A member of Mensa, she skipped a grade after spending her early years at home with her mom, Tosha Woodard, who brought Bellen to the library, parks, museums, and play places. She says Bellen was always curious, loved exploring, and began reading at age 2. Bellen would spend hours playing independently with her mom close by, and Tosha says that was an important part of her daughter’s development. Even now, her mom stays close by, but she is clear that she wants Bellen to be able to speak about More Than Peach for herself.
This fall, Bellen starts seventh grade and brings her message to middle school. But it’s a message she’s been spreading far and wide. She’s been on the Today show and has been a TIME Kid of the Year honoree. Over the summer, she was a keynote speaker at two conferences for teachers, including one where she addressed a crowd of 10,000.

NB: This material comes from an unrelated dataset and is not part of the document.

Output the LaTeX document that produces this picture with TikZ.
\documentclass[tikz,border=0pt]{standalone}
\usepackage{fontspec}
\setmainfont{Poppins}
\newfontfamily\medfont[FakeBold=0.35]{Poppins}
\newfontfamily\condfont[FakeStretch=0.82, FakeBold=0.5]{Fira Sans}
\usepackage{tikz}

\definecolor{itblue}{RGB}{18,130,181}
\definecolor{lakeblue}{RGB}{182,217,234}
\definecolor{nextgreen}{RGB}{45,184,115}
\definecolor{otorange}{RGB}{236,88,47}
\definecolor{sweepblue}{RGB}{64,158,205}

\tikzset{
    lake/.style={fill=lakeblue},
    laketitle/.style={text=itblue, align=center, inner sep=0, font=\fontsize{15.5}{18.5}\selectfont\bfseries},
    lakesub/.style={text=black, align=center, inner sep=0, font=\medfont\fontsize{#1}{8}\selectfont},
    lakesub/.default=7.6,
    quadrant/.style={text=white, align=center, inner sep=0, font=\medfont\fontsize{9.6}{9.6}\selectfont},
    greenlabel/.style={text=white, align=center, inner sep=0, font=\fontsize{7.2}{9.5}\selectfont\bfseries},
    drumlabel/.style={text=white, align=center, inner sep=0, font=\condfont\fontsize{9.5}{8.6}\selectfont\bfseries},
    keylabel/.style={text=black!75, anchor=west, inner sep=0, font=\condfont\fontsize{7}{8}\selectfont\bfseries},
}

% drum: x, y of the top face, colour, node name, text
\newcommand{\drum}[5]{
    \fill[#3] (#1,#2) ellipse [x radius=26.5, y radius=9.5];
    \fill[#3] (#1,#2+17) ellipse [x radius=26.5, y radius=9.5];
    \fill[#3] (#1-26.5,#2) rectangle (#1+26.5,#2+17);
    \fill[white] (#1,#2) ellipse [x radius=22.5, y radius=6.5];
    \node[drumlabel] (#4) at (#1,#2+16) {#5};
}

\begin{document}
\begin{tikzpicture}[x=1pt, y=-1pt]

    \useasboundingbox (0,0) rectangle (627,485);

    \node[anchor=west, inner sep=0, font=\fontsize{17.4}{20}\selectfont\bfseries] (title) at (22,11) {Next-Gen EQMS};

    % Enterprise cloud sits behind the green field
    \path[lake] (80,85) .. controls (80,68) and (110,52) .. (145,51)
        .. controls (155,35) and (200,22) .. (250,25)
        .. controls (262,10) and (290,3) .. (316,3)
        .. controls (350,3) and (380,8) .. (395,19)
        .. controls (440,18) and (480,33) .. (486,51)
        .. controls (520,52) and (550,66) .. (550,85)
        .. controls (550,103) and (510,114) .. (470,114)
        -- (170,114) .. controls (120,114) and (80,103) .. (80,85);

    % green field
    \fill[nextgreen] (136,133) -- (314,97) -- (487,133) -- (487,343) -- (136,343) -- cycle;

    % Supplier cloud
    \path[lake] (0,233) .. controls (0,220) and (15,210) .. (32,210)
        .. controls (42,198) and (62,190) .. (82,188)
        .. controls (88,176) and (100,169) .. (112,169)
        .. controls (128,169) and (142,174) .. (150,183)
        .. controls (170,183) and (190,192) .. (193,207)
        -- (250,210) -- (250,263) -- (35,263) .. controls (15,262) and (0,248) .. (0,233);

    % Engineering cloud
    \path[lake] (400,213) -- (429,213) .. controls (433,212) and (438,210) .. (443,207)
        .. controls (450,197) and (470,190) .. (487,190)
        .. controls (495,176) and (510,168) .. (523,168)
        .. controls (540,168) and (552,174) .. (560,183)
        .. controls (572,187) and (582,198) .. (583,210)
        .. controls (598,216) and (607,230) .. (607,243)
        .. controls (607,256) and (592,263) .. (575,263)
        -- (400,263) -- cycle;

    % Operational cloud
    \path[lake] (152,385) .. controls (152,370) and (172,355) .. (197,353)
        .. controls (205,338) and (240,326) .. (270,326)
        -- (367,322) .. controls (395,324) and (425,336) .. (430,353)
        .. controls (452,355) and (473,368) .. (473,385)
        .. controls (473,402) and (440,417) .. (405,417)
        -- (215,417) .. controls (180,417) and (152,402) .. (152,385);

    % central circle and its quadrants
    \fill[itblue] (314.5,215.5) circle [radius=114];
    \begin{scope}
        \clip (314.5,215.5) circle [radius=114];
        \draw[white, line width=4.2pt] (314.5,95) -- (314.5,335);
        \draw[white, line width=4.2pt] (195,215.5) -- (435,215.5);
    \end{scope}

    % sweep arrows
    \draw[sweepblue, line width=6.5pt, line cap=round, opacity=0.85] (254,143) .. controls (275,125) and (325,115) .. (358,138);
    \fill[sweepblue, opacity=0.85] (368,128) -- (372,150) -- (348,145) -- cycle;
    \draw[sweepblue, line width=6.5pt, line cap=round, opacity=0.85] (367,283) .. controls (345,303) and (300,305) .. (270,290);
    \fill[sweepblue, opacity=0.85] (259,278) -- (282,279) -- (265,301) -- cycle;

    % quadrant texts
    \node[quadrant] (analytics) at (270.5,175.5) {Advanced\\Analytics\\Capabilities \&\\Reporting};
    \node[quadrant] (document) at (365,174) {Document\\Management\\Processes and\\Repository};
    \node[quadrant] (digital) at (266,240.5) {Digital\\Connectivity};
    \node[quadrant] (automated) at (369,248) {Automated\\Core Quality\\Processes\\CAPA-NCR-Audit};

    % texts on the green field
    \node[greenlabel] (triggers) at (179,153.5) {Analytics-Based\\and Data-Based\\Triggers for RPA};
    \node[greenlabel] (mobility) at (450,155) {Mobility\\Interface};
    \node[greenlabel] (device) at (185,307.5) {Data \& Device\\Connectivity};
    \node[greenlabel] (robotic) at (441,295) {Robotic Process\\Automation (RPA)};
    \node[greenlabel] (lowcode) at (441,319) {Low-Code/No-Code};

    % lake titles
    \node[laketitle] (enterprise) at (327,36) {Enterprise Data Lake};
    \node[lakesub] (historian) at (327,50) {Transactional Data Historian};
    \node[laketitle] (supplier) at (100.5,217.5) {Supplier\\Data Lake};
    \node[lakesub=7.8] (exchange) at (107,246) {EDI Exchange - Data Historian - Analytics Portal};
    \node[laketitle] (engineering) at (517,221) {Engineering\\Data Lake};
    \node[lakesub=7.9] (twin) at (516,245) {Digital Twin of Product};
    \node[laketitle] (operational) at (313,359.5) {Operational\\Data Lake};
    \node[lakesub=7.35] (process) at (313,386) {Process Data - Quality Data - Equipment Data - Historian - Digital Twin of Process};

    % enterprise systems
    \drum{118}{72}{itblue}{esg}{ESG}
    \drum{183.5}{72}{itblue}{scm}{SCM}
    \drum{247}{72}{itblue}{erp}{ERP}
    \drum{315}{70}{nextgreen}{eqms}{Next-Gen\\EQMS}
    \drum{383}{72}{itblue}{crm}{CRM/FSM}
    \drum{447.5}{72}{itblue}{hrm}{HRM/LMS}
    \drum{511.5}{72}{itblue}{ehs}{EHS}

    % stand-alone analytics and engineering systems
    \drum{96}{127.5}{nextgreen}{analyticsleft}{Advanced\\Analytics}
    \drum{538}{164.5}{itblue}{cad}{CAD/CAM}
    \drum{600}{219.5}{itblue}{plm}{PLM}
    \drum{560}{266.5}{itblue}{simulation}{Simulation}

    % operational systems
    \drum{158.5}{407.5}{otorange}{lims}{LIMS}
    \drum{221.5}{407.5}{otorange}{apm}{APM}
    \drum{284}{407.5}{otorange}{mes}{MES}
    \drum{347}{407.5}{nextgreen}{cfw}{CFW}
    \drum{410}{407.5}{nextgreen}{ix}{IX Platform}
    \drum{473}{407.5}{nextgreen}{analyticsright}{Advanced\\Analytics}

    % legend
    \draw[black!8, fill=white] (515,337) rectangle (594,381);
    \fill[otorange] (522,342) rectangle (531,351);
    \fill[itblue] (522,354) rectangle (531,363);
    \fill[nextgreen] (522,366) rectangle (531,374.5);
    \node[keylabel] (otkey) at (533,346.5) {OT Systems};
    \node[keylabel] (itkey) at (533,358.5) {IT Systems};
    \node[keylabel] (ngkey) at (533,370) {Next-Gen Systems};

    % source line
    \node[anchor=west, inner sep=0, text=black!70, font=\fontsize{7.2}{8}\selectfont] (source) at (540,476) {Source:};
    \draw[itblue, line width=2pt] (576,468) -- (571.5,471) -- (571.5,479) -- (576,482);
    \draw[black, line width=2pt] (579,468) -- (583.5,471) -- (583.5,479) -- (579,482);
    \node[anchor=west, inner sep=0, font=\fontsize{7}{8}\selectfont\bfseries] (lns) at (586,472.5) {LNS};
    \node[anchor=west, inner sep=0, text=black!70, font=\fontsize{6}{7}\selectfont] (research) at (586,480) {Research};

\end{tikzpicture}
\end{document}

How does she do that? “It seems really easy to me,” she smiles, but admits, “I do get nervous sometimes.” She says being on stage as a dancer has helped. (She wants to be a professional ballerina and an astronaut one day.)
Bellen also got the chance to address a large group of kids as the keynote speaker for a virtual Juneteenth Girl Scouts event, which included girls from 40 countries. Many of them asked her how they can make a difference, too. Bellen’s advice? “There’s no rule book. Trust yourself if you have an idea,” she says. And if it doesn’t work, keep pushing. “If there’s something you want to change, you should be passionate. Don’t let something block you.” She also speaks about making “compassionate change,” which is what she has been doing with More Than Peach, to make everyone feel included.
Making a Difference
Through her efforts, Bellen has had the chance to talk with women including legendary Olympic gymnast Simone Biles and Mae Jemison, the first Black woman to travel to space.
But her proudest achievement so far has been seeing her More Than Peach crayons in museums including the Virginia Museum of History & Culture in Richmond, the Science History Institute in Philadelphia, the United States Holocaust Memorial Museum in DC, and The Cleveland Museum of Natural History in Cleveland. Those exhibits have been a “huge motivator,” say Bellen and her mom.
Seeing the effect of her message has also been inspiring. Bellen gets lots of letters, cards, and drawings from kids — and adults — all over the world. “They’re all really nice, saying how I’ve helped them,” she says. Tosha describes one letter from an Asian man now in his 60s, who says when he was in first grade, he remembered the peach being too light for his skin color and having to use the yellow crayon. He wrote, “Thank you, Bellen, for recognizing that 6-year-old boy.” “He feels that child was seen,” says Tosha. Bellen also heard from an 86-year-old woman living in a residential facility who described coloring together with her friends there. The group now uses the mantra, “We’re more than peach, we’re each.”
So what’s next? Bellen is looking forward to bringing more people into her company to help her continue to move forward. But she’s still just a kid, going to her first concert with a friend, having sleepovers, and getting excited to get pointe shoes — the next step in her ballet trajectory.
Bellen describes More Than Peach as more of a movement than a project. “A project is over; this doesn’t end,” she says.